You don’t have be a polyglot to order a coffee, a taxi or a pair of pajamas anywhere in the world
“Semafor” is the name of a Slovakian TV sitcom, a Swiss cybersecurity firm, an IT company in Mumbai, a French management consultancy, a legendary Prague theater and a restaurant in Split, Croatia (4.0 rating on Tripadvisor).
It’s also the name of a global media start-up now being birthed by Ben Smith and Justin Smith, who describe it as “an interactive website featuring news and information in the fields of general interest news.” The partners, who are not related, announced the new venture in early January but deferred the christening until late March.
“Semafor” is a stripped-down spelling of “semaphore,” a means of transmitting messages by holding two flags or lights, one in each hand, and repositioning them to spell out words. It’s an apt brand name for a company that will deal principally in communication. But more to the point, Justin Smith explained, “It’s the same word in 25 or 35 different languages.

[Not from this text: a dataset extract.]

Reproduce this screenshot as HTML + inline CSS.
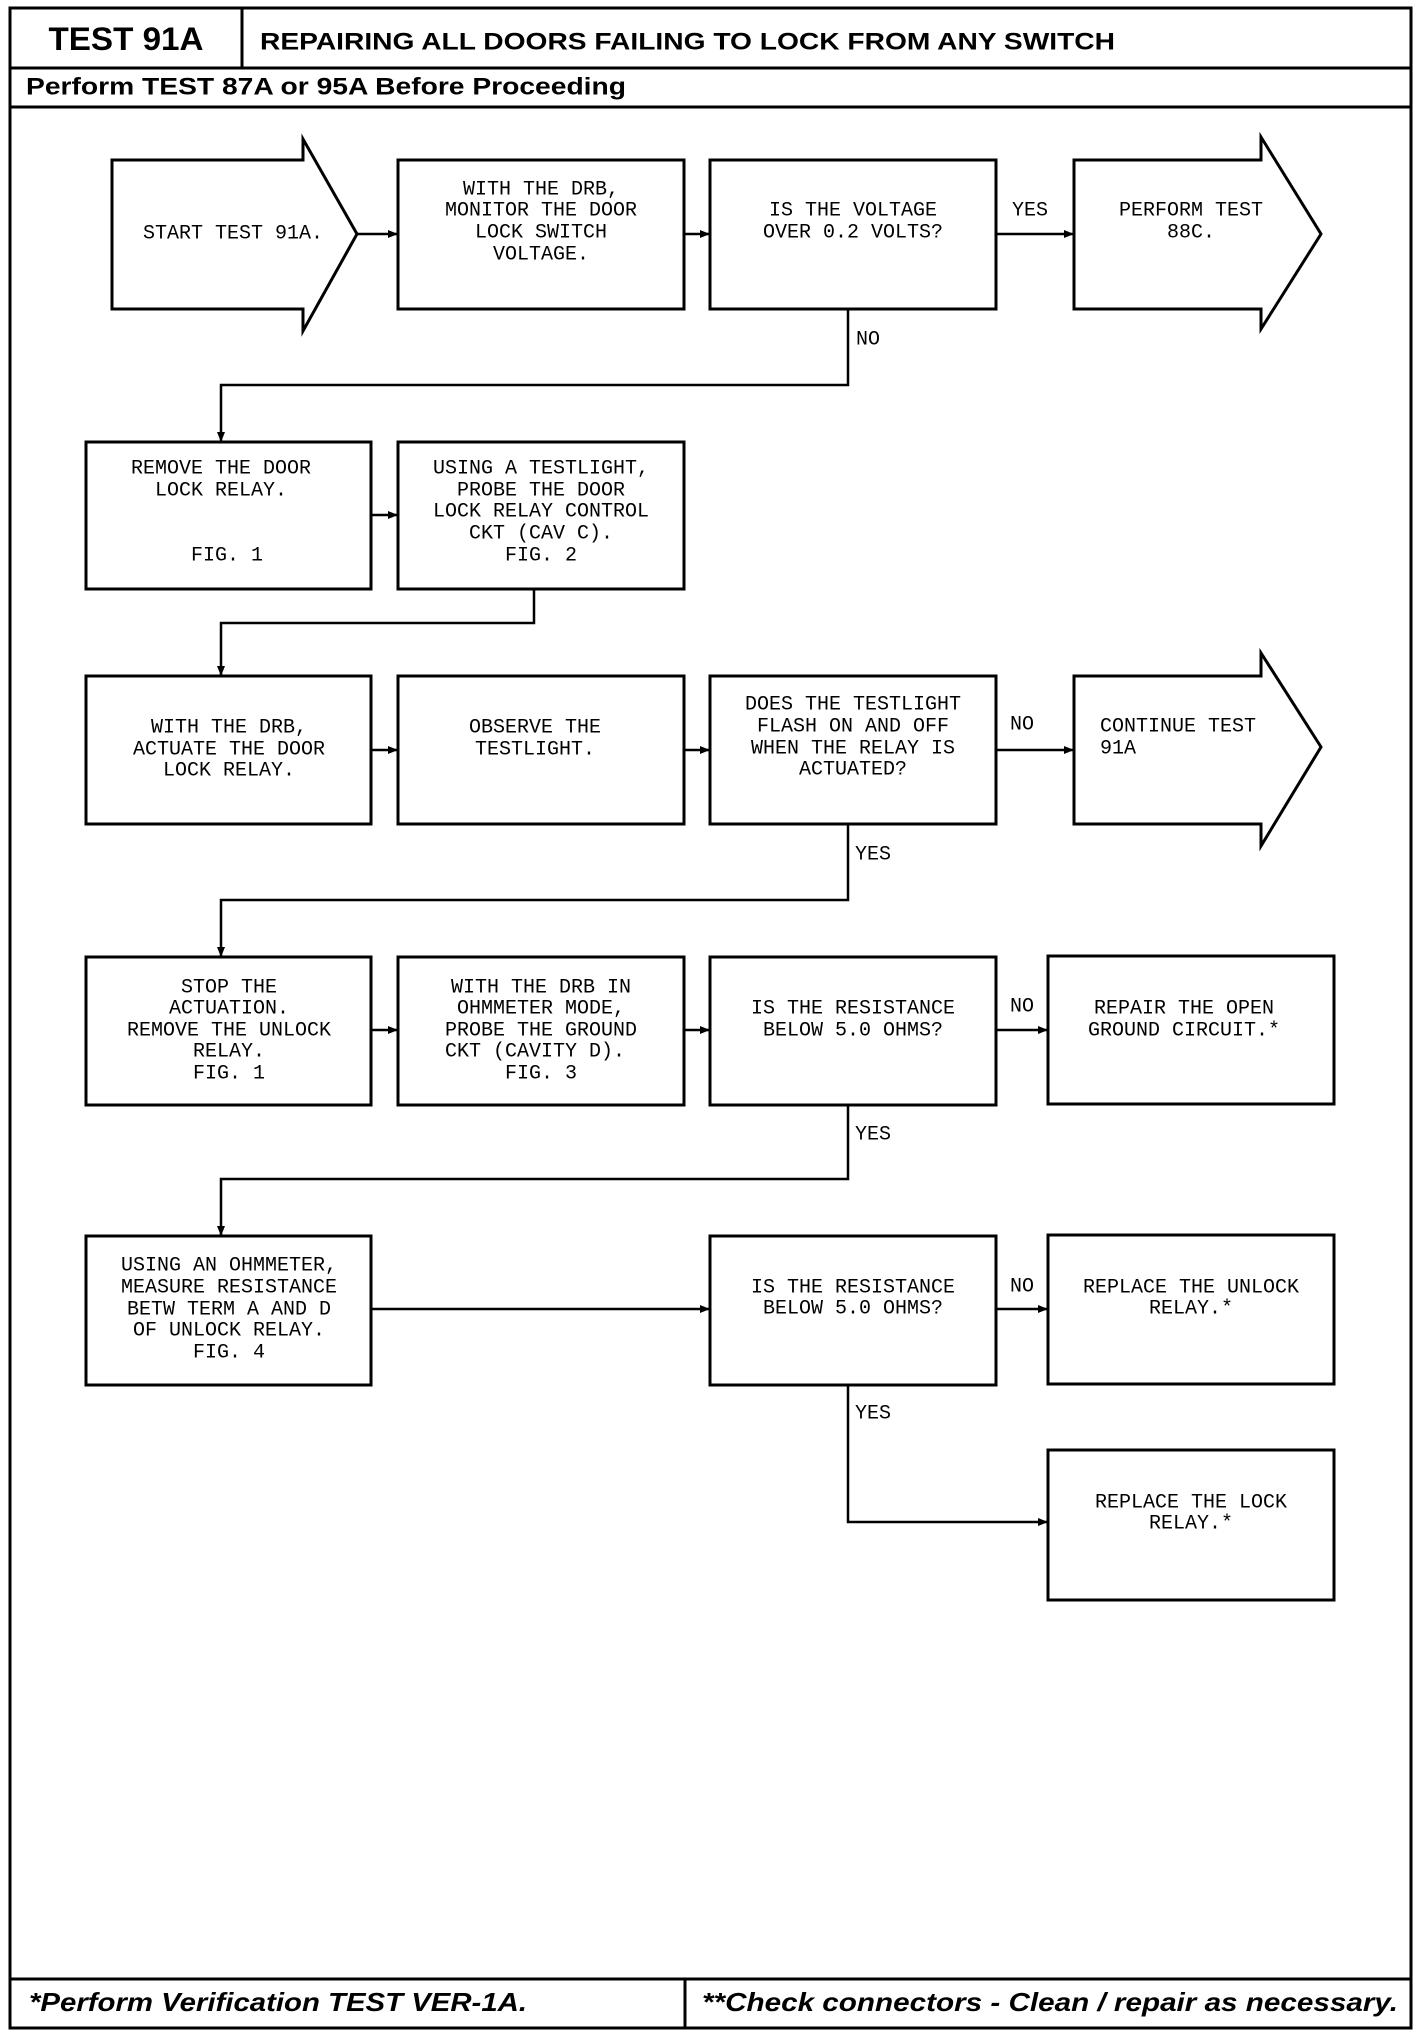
<!DOCTYPE html>
<html><head><meta charset="utf-8"><style>
html,body{margin:0;padding:0;background:#fff;}
svg{display:block;}
.t{font-family:"Liberation Mono",monospace;font-size:20px;fill:#000;}
</style></head><body>
<svg width="1424" height="2030" viewBox="0 0 1424 2030" xmlns="http://www.w3.org/2000/svg">
<defs>
<marker id="a" markerWidth="10" markerHeight="10" refX="9" refY="5" orient="auto" markerUnits="userSpaceOnUse">
<path d="M0,1 L10,5 L0,9 z" fill="#000"/></marker>
</defs>
<g fill="none" stroke="#000" stroke-width="3">
<rect x="10" y="8" width="1401" height="2020"/>
<line x1="10" y1="68" x2="1411" y2="68"/>
<line x1="242" y1="8" x2="242" y2="68"/>
<line x1="10" y1="107" x2="1411" y2="107"/>
<line x1="10" y1="1979" x2="1411" y2="1979"/>
<line x1="685" y1="1979" x2="685" y2="2028"/>
<!-- row1 -->
<path d="M112,160 H303 V139 L357,234 L303,331 V309 H112 Z"/>
<rect x="398" y="160" width="286" height="149"/>
<rect x="710" y="160" width="286" height="149"/>
<path d="M1074,160 H1261 V137 L1321,234 L1261,329 V309 H1074 Z"/>
<!-- row2 -->
<rect x="86" y="442" width="285" height="147"/>
<rect x="398" y="442" width="286" height="147"/>
<!-- row3 -->
<rect x="86" y="676" width="285" height="148"/>
<rect x="398" y="676" width="286" height="148"/>
<rect x="710" y="676" width="286" height="148"/>
<path d="M1074,676 H1261 V653 L1321,747 L1261,846 V824 H1074 Z"/>
<!-- row4 -->
<rect x="86" y="957" width="285" height="148"/>
<rect x="398" y="957" width="286" height="148"/>
<rect x="710" y="957" width="286" height="148"/>
<rect x="1048" y="956" width="286" height="148"/>
<!-- row5 -->
<rect x="86" y="1236" width="285" height="149"/>
<rect x="710" y="1236" width="286" height="149"/>
<rect x="1048" y="1235" width="286" height="149"/>
<rect x="1048" y="1450" width="286" height="150"/>
</g>
<g fill="none" stroke="#000" stroke-width="2.5" marker-end="url(#a)">
<line x1="357" y1="234" x2="397" y2="234"/>
<line x1="684" y1="234" x2="709" y2="234"/>
<line x1="996" y1="234" x2="1073" y2="234"/>
<polyline points="848,309 848,385 221,385 221,441"/>
<line x1="371" y1="515" x2="397" y2="515"/>
<polyline points="534,589 534,623 221,623 221,675"/>
<line x1="371" y1="750" x2="397" y2="750"/>
<line x1="684" y1="750" x2="709" y2="750"/>
<line x1="996" y1="750" x2="1073" y2="750"/>
<polyline points="848,824 848,900 221,900 221,956"/>
<line x1="371" y1="1030" x2="397" y2="1030"/>
<line x1="684" y1="1030" x2="709" y2="1030"/>
<line x1="996" y1="1030" x2="1047" y2="1030"/>
<polyline points="848,1105 848,1179 221,1179 221,1235"/>
<line x1="371" y1="1309" x2="709" y2="1309"/>
<line x1="996" y1="1309" x2="1047" y2="1309"/>
<polyline points="848,1385 848,1522 1047,1522"/>
</g>
<g font-family="Liberation Sans,Arial,sans-serif" font-weight="bold" fill="#000">
<text x="126" y="39" font-size="32" text-anchor="middle" dominant-baseline="central" textLength="155" lengthAdjust="spacingAndGlyphs">TEST 91A</text>
<text x="260" y="42" font-size="24" dominant-baseline="central" textLength="855" lengthAdjust="spacingAndGlyphs">REPAIRING ALL DOORS FAILING TO LOCK FROM ANY SWITCH</text>
<text x="26" y="87" font-size="24" dominant-baseline="central" textLength="600" lengthAdjust="spacingAndGlyphs">Perform TEST 87A or 95A Before Proceeding</text>
<text x="29" y="2002" font-size="26" font-style="italic" dominant-baseline="central" textLength="498" lengthAdjust="spacingAndGlyphs">*Perform Verification TEST VER-1A.</text>
<text x="702" y="2002" font-size="26" font-style="italic" dominant-baseline="central" textLength="696" lengthAdjust="spacingAndGlyphs">**Check connectors - Clean / repair as necessary.</text>
</g>
<g class="t" text-anchor="middle" dominant-baseline="central">
<text x="233" y="234">START TEST 91A.</text>
<text x="541" y="190">WITH THE DRB,</text><text x="541" y="211">MONITOR THE DOOR</text><text x="541" y="233">LOCK SWITCH</text><text x="541" y="255">VOLTAGE.</text>
<text x="853" y="211">IS THE VOLTAGE</text><text x="853" y="233">OVER 0.2 VOLTS?</text>
<text x="1191" y="211">PERFORM TEST</text><text x="1191" y="233">88C.</text>
<text x="1030" y="211">YES</text>
<text x="868" y="340">NO</text>
<text x="221" y="469">REMOVE THE DOOR</text><text x="221" y="491">LOCK RELAY.</text><text x="227" y="556">FIG. 1</text>
<text x="541" y="469">USING A TESTLIGHT,</text><text x="541" y="491">PROBE THE DOOR</text><text x="541" y="512">LOCK RELAY CONTROL</text><text x="541" y="534">CKT (CAV C).</text><text x="541" y="556">FIG. 2</text>
<text x="229" y="728">WITH THE DRB,</text><text x="229" y="750">ACTUATE THE DOOR</text><text x="229" y="771">LOCK RELAY.</text>
<text x="535" y="728">OBSERVE THE</text><text x="535" y="750">TESTLIGHT.</text>
<text x="853" y="705">DOES THE TESTLIGHT</text><text x="853" y="727">FLASH ON AND OFF</text><text x="853" y="749">WHEN THE RELAY IS</text><text x="853" y="770">ACTUATED?</text>
<text x="1022" y="725">NO</text>
<text x="873" y="855">YES</text>
<text x="229" y="988">STOP THE</text><text x="229" y="1009">ACTUATION.</text><text x="229" y="1031">REMOVE THE UNLOCK</text><text x="229" y="1052">RELAY.</text><text x="229" y="1074">FIG. 1</text>
<text x="541" y="988">WITH THE DRB IN</text><text x="541" y="1009">OHMMETER MODE,</text><text x="541" y="1031">PROBE THE GROUND</text><text x="535" y="1052">CKT (CAVITY D).</text><text x="541" y="1074">FIG. 3</text>
<text x="853" y="1009">IS THE RESISTANCE</text><text x="853" y="1031">BELOW 5.0 OHMS?</text>
<text x="1022" y="1007">NO</text>
<text x="1184" y="1009">REPAIR THE OPEN</text><text x="1184" y="1031">GROUND CIRCUIT.*</text>
<text x="873" y="1135">YES</text>
<text x="229" y="1266">USING AN OHMMETER,</text><text x="229" y="1288">MEASURE RESISTANCE</text><text x="229" y="1310">BETW TERM A AND D</text><text x="229" y="1331">OF UNLOCK RELAY.</text><text x="229" y="1353">FIG. 4</text>
<text x="853" y="1288">IS THE RESISTANCE</text><text x="853" y="1309">BELOW 5.0 OHMS?</text>
<text x="1022" y="1287">NO</text>
<text x="1191" y="1288">REPLACE THE UNLOCK</text><text x="1191" y="1309">RELAY.*</text>
<text x="873" y="1414">YES</text>
<text x="1191" y="1503">REPLACE THE LOCK</text><text x="1191" y="1524">RELAY.*</text>
</g>
<text x="1100" y="727" class="t" dominant-baseline="central">CONTINUE TEST</text>
<text x="1100" y="749" class="t" dominant-baseline="central">91A</text>
</svg>
</body></html>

It is very intentionally going to be able to live in Asia or Europe or the Middle East or the Americas.” He told the news site Axios that “it was really important for us to have a name that had the same meaning regardless of your native tongue.”
There aren’t many words like that. Soup, coffee, pajama, taxi—maybe a few more. The fact that there are any at all, and that company names are actually built around them in local languages, is a source of wonder and amazement. You can dial up a ride from Taxsi Helsinki oy in Finland, Tacsi Gorsaf Caerffili in Wales, Condoru takushī gurūpu in Japan, Taxiku in Indonesia and Viva Taxí in Mozambique.

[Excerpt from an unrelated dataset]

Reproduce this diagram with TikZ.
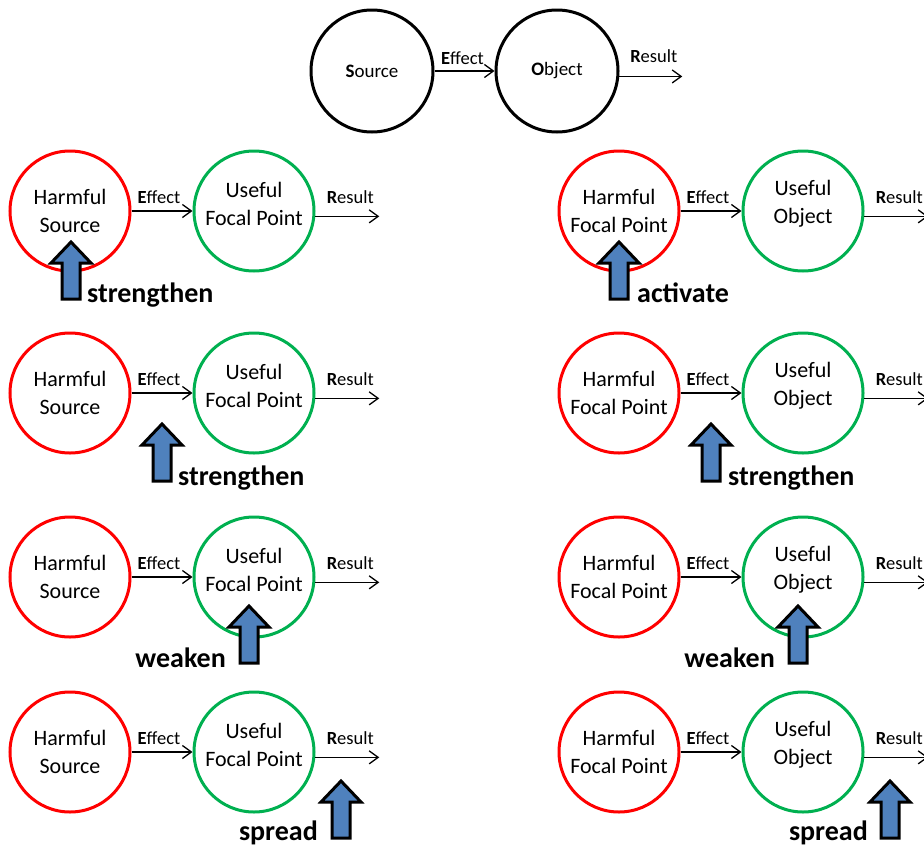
\documentclass[tikz,border=0pt]{standalone}
\usepackage{fontspec}
\setmainfont{Carlito}
\usetikzlibrary{arrows.meta,calc}
\definecolor{harm}{HTML}{FF0000}
\definecolor{good}{HTML}{00B050}
\definecolor{push}{HTML}{4F81BD}
\begin{document}
\begin{tikzpicture}[x=1pt,y=-1pt,
  ring/.style={circle,draw,line width=3pt,minimum size=120pt,inner sep=0pt},
  harmring/.style={ring,draw=harm},
  goodring/.style={ring,draw=good},
  basering/.style={ring,draw=black,minimum size=122pt},
  ringtext/.style={align=center,font=\fontsize{22}{28}\selectfont,inner sep=0pt},
  toptext/.style={font=\fontsize{19}{22}\selectfont,inner sep=0pt},
  flow/.style={line width=1.3pt,-{Straight Barb[length=9pt,width=13pt]}},
  flowtext/.style={font=\fontsize{18.5}{20}\selectfont,inner sep=0pt,anchor=base},
  verb/.style={font=\fontsize{28}{30}\selectfont\bfseries,inner sep=0pt},
  pusharrow/.pic={
    \draw[line width=3pt,fill=push,line join=miter]
      (-9,0) -- (-9,-36) -- (-20,-36) -- (0,-57) -- (20,-36) -- (9,-36) -- (9,0) -- cycle;}
]
\path[use as bounding box] (0,0) rectangle (924,849);

% generic model: source -> object
\node[basering] (src) at (372,71) {};
\node[toptext] (srct) at (src.center) {\textbf{S}ource};
\node[basering] (obj) at (557,71) {};
\node[toptext] (objt) at (obj.center) {\textbf{O}bject};
\draw[flow] (src) -- (obj);
\node[flowtext] (srce) at ($(src.east)!0.5!(obj.west)+(-2,-7)$) {\textbf{E}ffect};
\coordinate (objr) at ([xshift=63pt]obj.-5);
\draw[flow] (obj.-5) -- (objr);
\node[flowtext] (objres) at ($(obj.-5)!0.5!(objr)+(3,-14)$) {\textbf{R}esult};

% harmful / useful pairs
\foreach \n/\cx/\cy/\rtext/\gtext in {
  a/0/211/{Harmful\\Source}/{Useful\\Focal Point},
  b/0/393/{Harmful\\Source}/{Useful\\Focal Point},
  c/0/577/{Harmful\\Source}/{Useful\\Focal Point},
  d/0/752/{Harmful\\Source}/{Useful\\Focal Point},
  e/549/211/{Harmful\\Focal Point}/{Useful\\Object},
  f/549/393/{Harmful\\Focal Point}/{Useful\\Object},
  g/549/577/{Harmful\\Focal Point}/{Useful\\Object},
  h/549/752/{Harmful\\Focal Point}/{Useful\\Object}}
{
  \node[harmring] (h\n) at (70+\cx,\cy) {};
  \node[ringtext] (ht\n) at (h\n.center) {\rtext};
  \node[goodring] (u\n) at (254+\cx,\cy) {};
  \node[ringtext] (ut\n) at ([yshift=7pt]u\n.center) {\gtext};
  \draw[flow] (h\n) -- (u\n);
  \node[flowtext] (e\n) at ($(h\n.east)!0.5!(u\n.west)+(-3,-8)$) {\textbf{E}ffect};
  \coordinate (r\n) at ([xshift=64pt]u\n.-5);
  \draw[flow] (u\n.-5) -- (r\n);
  \node[flowtext] (rl\n) at ($(u\n.-5)!0.5!(r\n)+(3,-13)$) {\textbf{R}esult};
}

% interventions
\foreach \n/\ax/\ay/\vx/\vy/\va/\vt in {
  a/71/299/87/302/base west/strengthen,
  b/162/481/178/485/base west/strengthen,
  c/249/663/226/667/base east/weaken,
  d/341/838/318/840/base east/spread,
  e/619/299/637/302/base west/activate,
  f/711/481/728/485/base west/strengthen,
  g/798/663/775/667/base east/weaken,
  h/890/838/868/840/base east/spread}
{
  \pic at (\ax,\ay) {pusharrow};
  \node[verb,anchor=\va] (v\n) at (\vx,\vy) {\vt};
}
\end{tikzpicture}
\end{document}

“OK”—aka “o.k.,” “Okay” and even “okeh”—has even broader currency. No one knows for sure how, where or why “OK” came about; the most common origin story is that it first appeared in the Boston Morning Post in 1839 as a jokey mis-abbreviation of “All Correct.” But it has also been traced back to “Old Kinderhook,” the nickname of the seventh U.S. president, Martin Van Buren (and the only president whose first language wasn’t English).
Notwithstanding its actual roots, it’s unlikely there are many people anywhere on the planet who don’t know what “OK” means and how to work it into a conversation. What’s more, LinkedIn lists 4,300+ companies with “OK” in their name, including a Turkish engineering firm, a Dutch shopping app, a Cameroonian supermarket, a leather goods retailer in Bangladesh, a mining consortium in Papua New Guinea, a Nairobi law firm and a Chinese umbrella manufacturer.
But for sheer boundary-busting universality, no word matches “huh.” Yes, it is a word, defined in the Encarta dictionary as “an expression…used to show surprise, inquiry, confusion, disdain or lack of interest,” and, less helpfully in the Oxford English Dictionary as “a natural utterance, expressing some suppressed feeling.” Whatever. The point is that “huh” has serious lexical credentials and is spoken and understood, albeit in variable pronunciations, “in every household, village, town, and city of the world, regardless of the culture and lifestyle of the people or the language they speak,” according to American Scientist.
Inevitably, “huh” has been adapted to a wide range of product and company names and brands. Huh?!—punctuated exactly that way—is used by two companies listed on the U.S. Patent & Trade Office website. One markets hoodies, sweatshirts, shoes and underwear, the other, hearing aids.
And if you find yourself in Ugong, Philippines, stop in for a beer or a bite at the Café Huh? No reviews yet on Tripadvisor but we hear the buffalo wings are to die for.